Rethinking Office Design Trends in a Post-COVID World

As a nexus of technology, community, and the locus of our livelihood, the workplace is a topic of perpetual interest in architecture and interior design. The novel coronavirus pandemic, however, has disrupted the workplace in ways that few pundits anticipated. Previously, design firms, industry specialists, and academic researchers speculated on the efficacy of open offices, team-based workspaces, self-employment and co-working, occupant loads, real estate efficiency, mobility, flexibility, communications tools, and artificial intelligence.

In light of the work-from-home orders around the nation, professionals are reconsidering and even predicting the reversal of some of the trends listed above. One trend undergoing reversal is the increase in population densities in team-based, open office configurations. “Densification will take a hiatus,” said Janet Pogue-McLaurin, Gensler global workplace practice areas leader, in a Vox interview. “We’ll shift to, ‘How do we dedensify to create the physical distancing that we now need to have?’” New COVID-19 protocols will require greater physical separation in workplaces via spatial, physical, and temporal means. Workstations will be spaced further apart, conference rooms depopulated, space-dividing partitions erected, and staff issued rotating schedules. For example, a portion of employees will come to the office on a given day, while the rest will work remotely.

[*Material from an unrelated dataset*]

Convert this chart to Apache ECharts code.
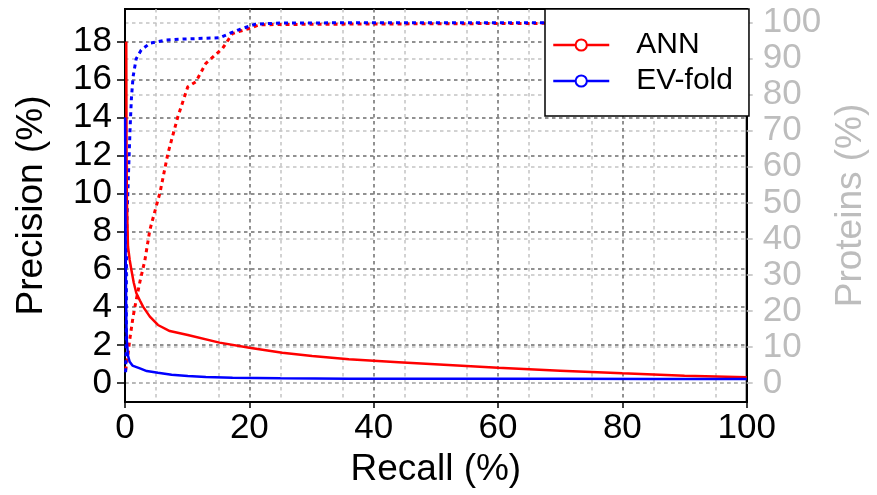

Commercial building owners and corporate CEOs are fully aware of the change. Now that office tenants have carried out a largely successful pivot online, companies are questioning their traditional investment in expensive real estate. “We’ve proven we can operate with no footprint,” Morgan Stanley CEO James Gorman told Bloomberg. Two Trees Management owner Jed Walentas notes the impracticality of pre-COVID expectations. “If you got two and a half million people in Brooklyn, why is it rational or efficient for all those people to schlep into Manhattan and work every day?” he asked in a New York Times interview. “That’s how we used to do it yesterday. It’s not rational now.”